§ The problem: The records that follow are to be repeated exactly, with the pictures removed.

§ Given records:

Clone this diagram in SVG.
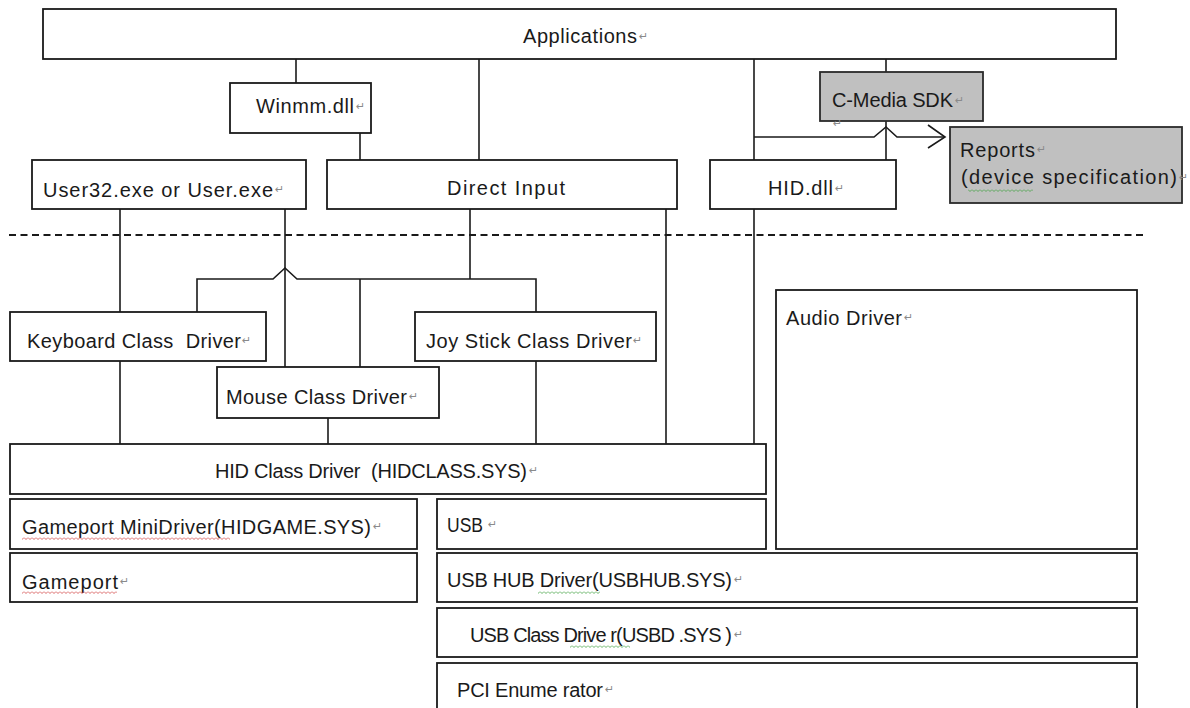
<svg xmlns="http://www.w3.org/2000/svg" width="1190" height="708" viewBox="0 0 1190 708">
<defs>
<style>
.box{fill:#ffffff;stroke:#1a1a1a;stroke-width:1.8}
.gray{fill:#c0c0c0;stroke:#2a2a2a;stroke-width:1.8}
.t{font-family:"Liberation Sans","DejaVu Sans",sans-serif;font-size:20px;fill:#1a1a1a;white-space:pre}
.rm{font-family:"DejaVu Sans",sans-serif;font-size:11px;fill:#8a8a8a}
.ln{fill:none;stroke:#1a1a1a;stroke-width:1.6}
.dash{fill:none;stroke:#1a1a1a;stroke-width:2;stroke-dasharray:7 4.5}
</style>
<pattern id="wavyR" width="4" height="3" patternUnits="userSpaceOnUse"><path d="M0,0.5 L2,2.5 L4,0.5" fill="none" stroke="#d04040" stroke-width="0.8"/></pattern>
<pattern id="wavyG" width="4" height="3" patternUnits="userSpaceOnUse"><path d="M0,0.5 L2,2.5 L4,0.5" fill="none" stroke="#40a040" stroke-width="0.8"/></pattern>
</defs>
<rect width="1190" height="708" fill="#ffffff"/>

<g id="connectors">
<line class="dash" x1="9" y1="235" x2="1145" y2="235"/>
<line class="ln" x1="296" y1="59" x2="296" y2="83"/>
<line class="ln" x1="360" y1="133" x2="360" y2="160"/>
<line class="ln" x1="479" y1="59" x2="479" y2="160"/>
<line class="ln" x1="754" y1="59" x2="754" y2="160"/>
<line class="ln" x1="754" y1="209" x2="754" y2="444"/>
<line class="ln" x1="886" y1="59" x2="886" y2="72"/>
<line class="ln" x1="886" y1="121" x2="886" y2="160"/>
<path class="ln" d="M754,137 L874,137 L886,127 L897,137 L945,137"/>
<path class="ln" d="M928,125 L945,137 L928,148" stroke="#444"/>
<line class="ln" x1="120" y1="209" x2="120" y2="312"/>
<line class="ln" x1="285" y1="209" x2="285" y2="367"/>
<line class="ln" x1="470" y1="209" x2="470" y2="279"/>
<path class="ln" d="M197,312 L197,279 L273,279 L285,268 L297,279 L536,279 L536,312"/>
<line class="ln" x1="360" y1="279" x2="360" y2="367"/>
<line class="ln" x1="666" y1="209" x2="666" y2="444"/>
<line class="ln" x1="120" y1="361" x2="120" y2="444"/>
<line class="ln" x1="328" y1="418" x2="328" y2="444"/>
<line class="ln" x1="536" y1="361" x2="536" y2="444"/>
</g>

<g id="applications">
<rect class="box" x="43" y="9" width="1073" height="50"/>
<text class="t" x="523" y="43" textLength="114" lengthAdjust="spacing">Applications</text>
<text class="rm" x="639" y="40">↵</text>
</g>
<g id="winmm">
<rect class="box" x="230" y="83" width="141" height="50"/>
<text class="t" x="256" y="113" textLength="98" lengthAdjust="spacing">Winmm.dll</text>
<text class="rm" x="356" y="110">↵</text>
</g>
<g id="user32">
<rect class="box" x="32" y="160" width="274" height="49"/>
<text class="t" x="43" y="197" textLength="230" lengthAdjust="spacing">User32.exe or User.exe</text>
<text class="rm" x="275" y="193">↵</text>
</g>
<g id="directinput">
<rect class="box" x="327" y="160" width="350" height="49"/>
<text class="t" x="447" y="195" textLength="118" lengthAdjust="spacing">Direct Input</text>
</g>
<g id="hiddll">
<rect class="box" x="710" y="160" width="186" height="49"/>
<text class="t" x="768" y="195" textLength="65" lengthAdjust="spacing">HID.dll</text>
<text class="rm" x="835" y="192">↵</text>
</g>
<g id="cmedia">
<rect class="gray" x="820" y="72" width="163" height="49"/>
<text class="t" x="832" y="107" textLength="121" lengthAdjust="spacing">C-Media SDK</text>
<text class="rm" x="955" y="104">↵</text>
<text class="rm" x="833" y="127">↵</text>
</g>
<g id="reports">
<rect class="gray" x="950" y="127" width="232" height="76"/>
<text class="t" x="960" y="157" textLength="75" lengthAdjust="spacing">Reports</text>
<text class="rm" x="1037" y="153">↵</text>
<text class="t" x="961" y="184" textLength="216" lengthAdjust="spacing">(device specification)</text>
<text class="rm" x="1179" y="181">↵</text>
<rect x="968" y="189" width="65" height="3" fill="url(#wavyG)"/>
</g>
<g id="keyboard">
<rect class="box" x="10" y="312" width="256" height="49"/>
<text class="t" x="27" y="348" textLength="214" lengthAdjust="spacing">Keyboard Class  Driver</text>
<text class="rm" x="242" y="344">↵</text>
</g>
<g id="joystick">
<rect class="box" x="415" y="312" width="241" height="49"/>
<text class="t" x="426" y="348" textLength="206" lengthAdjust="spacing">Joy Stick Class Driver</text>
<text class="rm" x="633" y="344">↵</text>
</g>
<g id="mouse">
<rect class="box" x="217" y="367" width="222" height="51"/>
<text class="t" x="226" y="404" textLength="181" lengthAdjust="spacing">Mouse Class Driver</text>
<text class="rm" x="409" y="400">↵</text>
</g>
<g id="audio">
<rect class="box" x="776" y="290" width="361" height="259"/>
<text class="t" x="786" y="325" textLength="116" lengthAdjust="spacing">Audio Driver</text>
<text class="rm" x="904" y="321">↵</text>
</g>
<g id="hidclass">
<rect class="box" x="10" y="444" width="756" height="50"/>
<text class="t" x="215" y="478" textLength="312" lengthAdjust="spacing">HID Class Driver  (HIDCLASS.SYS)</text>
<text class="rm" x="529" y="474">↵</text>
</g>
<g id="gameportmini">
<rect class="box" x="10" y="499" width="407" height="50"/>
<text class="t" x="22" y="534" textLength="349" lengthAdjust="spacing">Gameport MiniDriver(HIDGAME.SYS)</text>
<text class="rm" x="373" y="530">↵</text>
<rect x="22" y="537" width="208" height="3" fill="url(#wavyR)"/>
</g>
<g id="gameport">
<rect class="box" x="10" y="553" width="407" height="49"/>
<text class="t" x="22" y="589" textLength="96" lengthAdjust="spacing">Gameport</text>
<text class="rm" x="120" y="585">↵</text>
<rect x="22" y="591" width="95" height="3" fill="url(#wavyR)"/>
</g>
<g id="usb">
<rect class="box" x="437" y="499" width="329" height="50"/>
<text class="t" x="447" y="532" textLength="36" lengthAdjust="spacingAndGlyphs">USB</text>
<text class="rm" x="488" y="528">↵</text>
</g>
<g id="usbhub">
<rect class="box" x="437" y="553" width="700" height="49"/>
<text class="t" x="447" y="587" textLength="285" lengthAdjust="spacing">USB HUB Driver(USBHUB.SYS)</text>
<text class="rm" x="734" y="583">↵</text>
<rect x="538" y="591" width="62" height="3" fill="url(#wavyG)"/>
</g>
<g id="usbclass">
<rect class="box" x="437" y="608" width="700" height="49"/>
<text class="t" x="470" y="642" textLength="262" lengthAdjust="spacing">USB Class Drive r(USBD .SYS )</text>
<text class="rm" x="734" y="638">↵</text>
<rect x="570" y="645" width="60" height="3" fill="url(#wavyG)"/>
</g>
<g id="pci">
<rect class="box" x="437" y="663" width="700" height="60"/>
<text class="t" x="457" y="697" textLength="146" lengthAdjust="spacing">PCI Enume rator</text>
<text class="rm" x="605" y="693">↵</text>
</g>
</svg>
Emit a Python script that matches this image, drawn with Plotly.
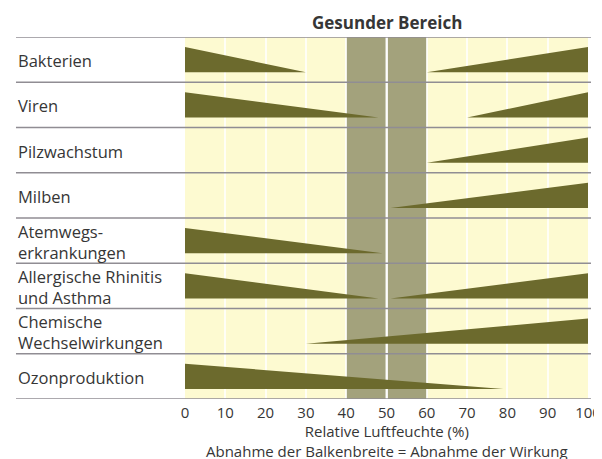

§ Result for this exercise:
Clone this diagram in SVG.
<svg xmlns="http://www.w3.org/2000/svg" width="1190" height="708" viewBox="0 0 1190 708">
<defs>
<style>
.box{fill:#ffffff;stroke:#1a1a1a;stroke-width:1.8}
.gray{fill:#c0c0c0;stroke:#2a2a2a;stroke-width:1.8}
.t{font-family:"Liberation Sans","DejaVu Sans",sans-serif;font-size:20px;fill:#1a1a1a;white-space:pre}
.rm{font-family:"DejaVu Sans",sans-serif;font-size:11px;fill:#8a8a8a}
.ln{fill:none;stroke:#1a1a1a;stroke-width:1.6}
.dash{fill:none;stroke:#1a1a1a;stroke-width:2;stroke-dasharray:7 4.5}
</style>
<pattern id="wavyR" width="4" height="3" patternUnits="userSpaceOnUse"><path d="M0,0.5 L2,2.5 L4,0.5" fill="none" stroke="#d04040" stroke-width="0.8"/></pattern>
<pattern id="wavyG" width="4" height="3" patternUnits="userSpaceOnUse"><path d="M0,0.5 L2,2.5 L4,0.5" fill="none" stroke="#40a040" stroke-width="0.8"/></pattern>
</defs>
<rect width="1190" height="708" fill="#ffffff"/>

<g id="connectors">
<line class="dash" x1="9" y1="235" x2="1145" y2="235"/>
<line class="ln" x1="296" y1="59" x2="296" y2="83"/>
<line class="ln" x1="360" y1="133" x2="360" y2="160"/>
<line class="ln" x1="479" y1="59" x2="479" y2="160"/>
<line class="ln" x1="754" y1="59" x2="754" y2="160"/>
<line class="ln" x1="754" y1="209" x2="754" y2="444"/>
<line class="ln" x1="886" y1="59" x2="886" y2="72"/>
<line class="ln" x1="886" y1="121" x2="886" y2="160"/>
<path class="ln" d="M754,137 L874,137 L886,127 L897,137 L945,137"/>
<path class="ln" d="M928,125 L945,137 L928,148" stroke="#444"/>
<line class="ln" x1="120" y1="209" x2="120" y2="312"/>
<line class="ln" x1="285" y1="209" x2="285" y2="367"/>
<line class="ln" x1="470" y1="209" x2="470" y2="279"/>
<path class="ln" d="M197,312 L197,279 L273,279 L285,268 L297,279 L536,279 L536,312"/>
<line class="ln" x1="360" y1="279" x2="360" y2="367"/>
<line class="ln" x1="666" y1="209" x2="666" y2="444"/>
<line class="ln" x1="120" y1="361" x2="120" y2="444"/>
<line class="ln" x1="328" y1="418" x2="328" y2="444"/>
<line class="ln" x1="536" y1="361" x2="536" y2="444"/>
</g>

<g id="applications">
<rect class="box" x="43" y="9" width="1073" height="50"/>
<text class="t" x="523" y="43" textLength="114" lengthAdjust="spacing">Applications</text>
<text class="rm" x="639" y="40">↵</text>
</g>
<g id="winmm">
<rect class="box" x="230" y="83" width="141" height="50"/>
<text class="t" x="256" y="113" textLength="98" lengthAdjust="spacing">Winmm.dll</text>
<text class="rm" x="356" y="110">↵</text>
</g>
<g id="user32">
<rect class="box" x="32" y="160" width="274" height="49"/>
<text class="t" x="43" y="197" textLength="230" lengthAdjust="spacing">User32.exe or User.exe</text>
<text class="rm" x="275" y="193">↵</text>
</g>
<g id="directinput">
<rect class="box" x="327" y="160" width="350" height="49"/>
<text class="t" x="447" y="195" textLength="118" lengthAdjust="spacing">Direct Input</text>
</g>
<g id="hiddll">
<rect class="box" x="710" y="160" width="186" height="49"/>
<text class="t" x="768" y="195" textLength="65" lengthAdjust="spacing">HID.dll</text>
<text class="rm" x="835" y="192">↵</text>
</g>
<g id="cmedia">
<rect class="gray" x="820" y="72" width="163" height="49"/>
<text class="t" x="832" y="107" textLength="121" lengthAdjust="spacing">C-Media SDK</text>
<text class="rm" x="955" y="104">↵</text>
<text class="rm" x="833" y="127">↵</text>
</g>
<g id="reports">
<rect class="gray" x="950" y="127" width="232" height="76"/>
<text class="t" x="960" y="157" textLength="75" lengthAdjust="spacing">Reports</text>
<text class="rm" x="1037" y="153">↵</text>
<text class="t" x="961" y="184" textLength="216" lengthAdjust="spacing">(device specification)</text>
<text class="rm" x="1179" y="181">↵</text>
<rect x="968" y="189" width="65" height="3" fill="url(#wavyG)"/>
</g>
<g id="keyboard">
<rect class="box" x="10" y="312" width="256" height="49"/>
<text class="t" x="27" y="348" textLength="214" lengthAdjust="spacing">Keyboard Class  Driver</text>
<text class="rm" x="242" y="344">↵</text>
</g>
<g id="joystick">
<rect class="box" x="415" y="312" width="241" height="49"/>
<text class="t" x="426" y="348" textLength="206" lengthAdjust="spacing">Joy Stick Class Driver</text>
<text class="rm" x="633" y="344">↵</text>
</g>
<g id="mouse">
<rect class="box" x="217" y="367" width="222" height="51"/>
<text class="t" x="226" y="404" textLength="181" lengthAdjust="spacing">Mouse Class Driver</text>
<text class="rm" x="409" y="400">↵</text>
</g>
<g id="audio">
<rect class="box" x="776" y="290" width="361" height="259"/>
<text class="t" x="786" y="325" textLength="116" lengthAdjust="spacing">Audio Driver</text>
<text class="rm" x="904" y="321">↵</text>
</g>
<g id="hidclass">
<rect class="box" x="10" y="444" width="756" height="50"/>
<text class="t" x="215" y="478" textLength="312" lengthAdjust="spacing">HID Class Driver  (HIDCLASS.SYS)</text>
<text class="rm" x="529" y="474">↵</text>
</g>
<g id="gameportmini">
<rect class="box" x="10" y="499" width="407" height="50"/>
<text class="t" x="22" y="534" textLength="349" lengthAdjust="spacing">Gameport MiniDriver(HIDGAME.SYS)</text>
<text class="rm" x="373" y="530">↵</text>
<rect x="22" y="537" width="208" height="3" fill="url(#wavyR)"/>
</g>
<g id="gameport">
<rect class="box" x="10" y="553" width="407" height="49"/>
<text class="t" x="22" y="589" textLength="96" lengthAdjust="spacing">Gameport</text>
<text class="rm" x="120" y="585">↵</text>
<rect x="22" y="591" width="95" height="3" fill="url(#wavyR)"/>
</g>
<g id="usb">
<rect class="box" x="437" y="499" width="329" height="50"/>
<text class="t" x="447" y="532" textLength="36" lengthAdjust="spacingAndGlyphs">USB</text>
<text class="rm" x="488" y="528">↵</text>
</g>
<g id="usbhub">
<rect class="box" x="437" y="553" width="700" height="49"/>
<text class="t" x="447" y="587" textLength="285" lengthAdjust="spacing">USB HUB Driver(USBHUB.SYS)</text>
<text class="rm" x="734" y="583">↵</text>
<rect x="538" y="591" width="62" height="3" fill="url(#wavyG)"/>
</g>
<g id="usbclass">
<rect class="box" x="437" y="608" width="700" height="49"/>
<text class="t" x="470" y="642" textLength="262" lengthAdjust="spacing">USB Class Drive r(USBD .SYS )</text>
<text class="rm" x="734" y="638">↵</text>
<rect x="570" y="645" width="60" height="3" fill="url(#wavyG)"/>
</g>
<g id="pci">
<rect class="box" x="437" y="663" width="700" height="60"/>
<text class="t" x="457" y="697" textLength="146" lengthAdjust="spacing">PCI Enume rator</text>
<text class="rm" x="605" y="693">↵</text>
</g>
</svg>
Emit a Python script that matches this image, drawn with Plotly.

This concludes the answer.